— START OF Data provided —

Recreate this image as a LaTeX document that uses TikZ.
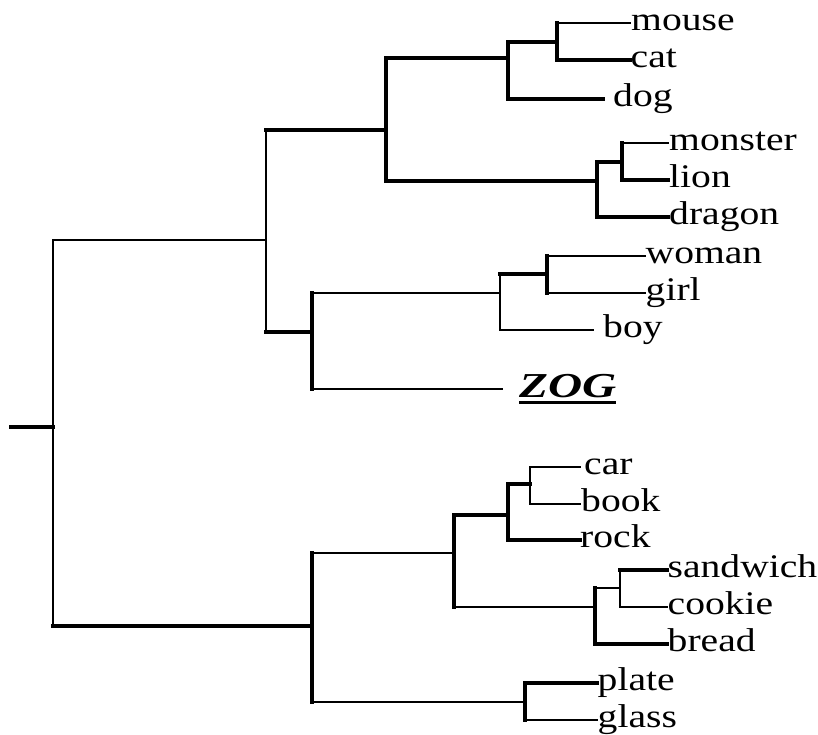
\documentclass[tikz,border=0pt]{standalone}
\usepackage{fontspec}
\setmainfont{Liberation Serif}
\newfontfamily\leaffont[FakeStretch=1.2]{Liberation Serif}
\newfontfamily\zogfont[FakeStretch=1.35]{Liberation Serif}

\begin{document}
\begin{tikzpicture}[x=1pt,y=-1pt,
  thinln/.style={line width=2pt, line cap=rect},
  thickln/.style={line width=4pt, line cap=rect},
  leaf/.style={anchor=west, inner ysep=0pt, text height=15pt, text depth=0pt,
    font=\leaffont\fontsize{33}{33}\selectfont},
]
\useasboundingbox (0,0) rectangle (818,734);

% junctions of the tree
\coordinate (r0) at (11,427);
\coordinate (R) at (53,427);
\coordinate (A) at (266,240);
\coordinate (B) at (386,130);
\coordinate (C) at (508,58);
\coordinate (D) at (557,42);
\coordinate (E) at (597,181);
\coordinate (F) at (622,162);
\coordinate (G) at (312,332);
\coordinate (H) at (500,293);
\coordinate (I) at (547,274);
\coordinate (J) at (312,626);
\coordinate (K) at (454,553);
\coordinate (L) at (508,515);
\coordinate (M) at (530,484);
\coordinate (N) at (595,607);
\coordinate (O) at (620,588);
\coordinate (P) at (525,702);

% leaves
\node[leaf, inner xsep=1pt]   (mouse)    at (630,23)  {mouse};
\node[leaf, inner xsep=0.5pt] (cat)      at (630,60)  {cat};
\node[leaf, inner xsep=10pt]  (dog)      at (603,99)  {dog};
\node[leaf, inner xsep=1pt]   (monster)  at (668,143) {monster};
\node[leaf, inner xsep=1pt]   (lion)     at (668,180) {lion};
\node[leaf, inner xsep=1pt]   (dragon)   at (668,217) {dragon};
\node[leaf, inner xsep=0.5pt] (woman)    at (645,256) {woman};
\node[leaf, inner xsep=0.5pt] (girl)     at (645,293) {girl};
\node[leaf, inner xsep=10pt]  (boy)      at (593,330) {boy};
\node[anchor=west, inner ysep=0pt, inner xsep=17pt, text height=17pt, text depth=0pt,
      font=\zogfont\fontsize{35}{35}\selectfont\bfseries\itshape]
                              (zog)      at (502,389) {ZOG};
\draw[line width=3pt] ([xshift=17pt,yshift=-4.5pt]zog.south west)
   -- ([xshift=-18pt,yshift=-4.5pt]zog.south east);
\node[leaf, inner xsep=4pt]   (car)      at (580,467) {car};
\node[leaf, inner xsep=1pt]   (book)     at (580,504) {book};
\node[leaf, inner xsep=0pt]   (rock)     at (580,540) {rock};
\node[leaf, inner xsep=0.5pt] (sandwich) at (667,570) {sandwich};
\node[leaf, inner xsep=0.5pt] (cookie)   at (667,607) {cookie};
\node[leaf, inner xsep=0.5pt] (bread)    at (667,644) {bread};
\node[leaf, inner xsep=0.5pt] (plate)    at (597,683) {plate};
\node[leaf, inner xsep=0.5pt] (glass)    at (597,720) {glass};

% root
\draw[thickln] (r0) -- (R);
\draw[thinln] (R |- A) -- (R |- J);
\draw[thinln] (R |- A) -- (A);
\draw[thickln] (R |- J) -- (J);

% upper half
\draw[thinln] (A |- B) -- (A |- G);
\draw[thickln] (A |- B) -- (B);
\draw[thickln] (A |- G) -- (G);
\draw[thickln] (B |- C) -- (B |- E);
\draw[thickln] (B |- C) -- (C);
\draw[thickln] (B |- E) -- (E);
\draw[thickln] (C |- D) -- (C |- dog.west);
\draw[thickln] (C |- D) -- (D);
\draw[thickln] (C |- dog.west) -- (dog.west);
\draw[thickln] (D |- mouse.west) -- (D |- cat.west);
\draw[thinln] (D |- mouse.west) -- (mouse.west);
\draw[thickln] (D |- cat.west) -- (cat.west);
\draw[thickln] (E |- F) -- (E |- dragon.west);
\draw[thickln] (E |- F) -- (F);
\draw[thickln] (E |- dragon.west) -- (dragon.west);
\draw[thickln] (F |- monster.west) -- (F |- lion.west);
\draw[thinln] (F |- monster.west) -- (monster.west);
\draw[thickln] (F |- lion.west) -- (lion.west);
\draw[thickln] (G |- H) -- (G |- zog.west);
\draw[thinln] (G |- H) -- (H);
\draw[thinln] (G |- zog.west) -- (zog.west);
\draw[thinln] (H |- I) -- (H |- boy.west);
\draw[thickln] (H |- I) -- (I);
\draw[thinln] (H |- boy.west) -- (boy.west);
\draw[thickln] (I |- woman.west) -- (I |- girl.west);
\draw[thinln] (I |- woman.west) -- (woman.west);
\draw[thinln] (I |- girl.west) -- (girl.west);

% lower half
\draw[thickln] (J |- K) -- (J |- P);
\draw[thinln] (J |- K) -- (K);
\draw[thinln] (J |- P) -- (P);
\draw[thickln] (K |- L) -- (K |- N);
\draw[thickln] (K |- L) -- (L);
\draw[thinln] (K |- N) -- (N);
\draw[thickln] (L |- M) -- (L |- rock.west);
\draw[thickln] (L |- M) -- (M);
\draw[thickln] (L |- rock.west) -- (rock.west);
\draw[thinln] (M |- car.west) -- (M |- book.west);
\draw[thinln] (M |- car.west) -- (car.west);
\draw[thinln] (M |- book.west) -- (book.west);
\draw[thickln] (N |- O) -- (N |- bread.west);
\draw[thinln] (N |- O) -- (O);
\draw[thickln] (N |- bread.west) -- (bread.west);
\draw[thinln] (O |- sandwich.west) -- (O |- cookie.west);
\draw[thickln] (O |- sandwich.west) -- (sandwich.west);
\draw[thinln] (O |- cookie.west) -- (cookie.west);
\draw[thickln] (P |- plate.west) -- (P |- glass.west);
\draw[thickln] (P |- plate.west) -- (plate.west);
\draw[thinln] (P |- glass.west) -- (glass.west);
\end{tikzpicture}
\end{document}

— END OF Data provided —

Objective -> Transcribe all the data word for word; the images stay out.

In response ->
Recreate this image as a LaTeX document that uses TikZ.
\documentclass[tikz,border=0pt]{standalone}
\usepackage{fontspec}
\setmainfont{Liberation Serif}
\newfontfamily\leaffont[FakeStretch=1.2]{Liberation Serif}
\newfontfamily\zogfont[FakeStretch=1.35]{Liberation Serif}

\begin{document}
\begin{tikzpicture}[x=1pt,y=-1pt,
  thinln/.style={line width=2pt, line cap=rect},
  thickln/.style={line width=4pt, line cap=rect},
  leaf/.style={anchor=west, inner ysep=0pt, text height=15pt, text depth=0pt,
    font=\leaffont\fontsize{33}{33}\selectfont},
]
\useasboundingbox (0,0) rectangle (818,734);

% junctions of the tree
\coordinate (r0) at (11,427);
\coordinate (R) at (53,427);
\coordinate (A) at (266,240);
\coordinate (B) at (386,130);
\coordinate (C) at (508,58);
\coordinate (D) at (557,42);
\coordinate (E) at (597,181);
\coordinate (F) at (622,162);
\coordinate (G) at (312,332);
\coordinate (H) at (500,293);
\coordinate (I) at (547,274);
\coordinate (J) at (312,626);
\coordinate (K) at (454,553);
\coordinate (L) at (508,515);
\coordinate (M) at (530,484);
\coordinate (N) at (595,607);
\coordinate (O) at (620,588);
\coordinate (P) at (525,702);

% leaves
\node[leaf, inner xsep=1pt]   (mouse)    at (630,23)  {mouse};
\node[leaf, inner xsep=0.5pt] (cat)      at (630,60)  {cat};
\node[leaf, inner xsep=10pt]  (dog)      at (603,99)  {dog};
\node[leaf, inner xsep=1pt]   (monster)  at (668,143) {monster};
\node[leaf, inner xsep=1pt]   (lion)     at (668,180) {lion};
\node[leaf, inner xsep=1pt]   (dragon)   at (668,217) {dragon};
\node[leaf, inner xsep=0.5pt] (woman)    at (645,256) {woman};
\node[leaf, inner xsep=0.5pt] (girl)     at (645,293) {girl};
\node[leaf, inner xsep=10pt]  (boy)      at (593,330) {boy};
\node[anchor=west, inner ysep=0pt, inner xsep=17pt, text height=17pt, text depth=0pt,
      font=\zogfont\fontsize{35}{35}\selectfont\bfseries\itshape]
                              (zog)      at (502,389) {ZOG};
\draw[line width=3pt] ([xshift=17pt,yshift=-4.5pt]zog.south west)
   -- ([xshift=-18pt,yshift=-4.5pt]zog.south east);
\node[leaf, inner xsep=4pt]   (car)      at (580,467) {car};
\node[leaf, inner xsep=1pt]   (book)     at (580,504) {book};
\node[leaf, inner xsep=0pt]   (rock)     at (580,540) {rock};
\node[leaf, inner xsep=0.5pt] (sandwich) at (667,570) {sandwich};
\node[leaf, inner xsep=0.5pt] (cookie)   at (667,607) {cookie};
\node[leaf, inner xsep=0.5pt] (bread)    at (667,644) {bread};
\node[leaf, inner xsep=0.5pt] (plate)    at (597,683) {plate};
\node[leaf, inner xsep=0.5pt] (glass)    at (597,720) {glass};

% root
\draw[thickln] (r0) -- (R);
\draw[thinln] (R |- A) -- (R |- J);
\draw[thinln] (R |- A) -- (A);
\draw[thickln] (R |- J) -- (J);

% upper half
\draw[thinln] (A |- B) -- (A |- G);
\draw[thickln] (A |- B) -- (B);
\draw[thickln] (A |- G) -- (G);
\draw[thickln] (B |- C) -- (B |- E);
\draw[thickln] (B |- C) -- (C);
\draw[thickln] (B |- E) -- (E);
\draw[thickln] (C |- D) -- (C |- dog.west);
\draw[thickln] (C |- D) -- (D);
\draw[thickln] (C |- dog.west) -- (dog.west);
\draw[thickln] (D |- mouse.west) -- (D |- cat.west);
\draw[thinln] (D |- mouse.west) -- (mouse.west);
\draw[thickln] (D |- cat.west) -- (cat.west);
\draw[thickln] (E |- F) -- (E |- dragon.west);
\draw[thickln] (E |- F) -- (F);
\draw[thickln] (E |- dragon.west) -- (dragon.west);
\draw[thickln] (F |- monster.west) -- (F |- lion.west);
\draw[thinln] (F |- monster.west) -- (monster.west);
\draw[thickln] (F |- lion.west) -- (lion.west);
\draw[thickln] (G |- H) -- (G |- zog.west);
\draw[thinln] (G |- H) -- (H);
\draw[thinln] (G |- zog.west) -- (zog.west);
\draw[thinln] (H |- I) -- (H |- boy.west);
\draw[thickln] (H |- I) -- (I);
\draw[thinln] (H |- boy.west) -- (boy.west);
\draw[thickln] (I |- woman.west) -- (I |- girl.west);
\draw[thinln] (I |- woman.west) -- (woman.west);
\draw[thinln] (I |- girl.west) -- (girl.west);

% lower half
\draw[thickln] (J |- K) -- (J |- P);
\draw[thinln] (J |- K) -- (K);
\draw[thinln] (J |- P) -- (P);
\draw[thickln] (K |- L) -- (K |- N);
\draw[thickln] (K |- L) -- (L);
\draw[thinln] (K |- N) -- (N);
\draw[thickln] (L |- M) -- (L |- rock.west);
\draw[thickln] (L |- M) -- (M);
\draw[thickln] (L |- rock.west) -- (rock.west);
\draw[thinln] (M |- car.west) -- (M |- book.west);
\draw[thinln] (M |- car.west) -- (car.west);
\draw[thinln] (M |- book.west) -- (book.west);
\draw[thickln] (N |- O) -- (N |- bread.west);
\draw[thinln] (N |- O) -- (O);
\draw[thickln] (N |- bread.west) -- (bread.west);
\draw[thinln] (O |- sandwich.west) -- (O |- cookie.west);
\draw[thickln] (O |- sandwich.west) -- (sandwich.west);
\draw[thinln] (O |- cookie.west) -- (cookie.west);
\draw[thickln] (P |- plate.west) -- (P |- glass.west);
\draw[thickln] (P |- plate.west) -- (plate.west);
\draw[thinln] (P |- glass.west) -- (glass.west);
\end{tikzpicture}
\end{document}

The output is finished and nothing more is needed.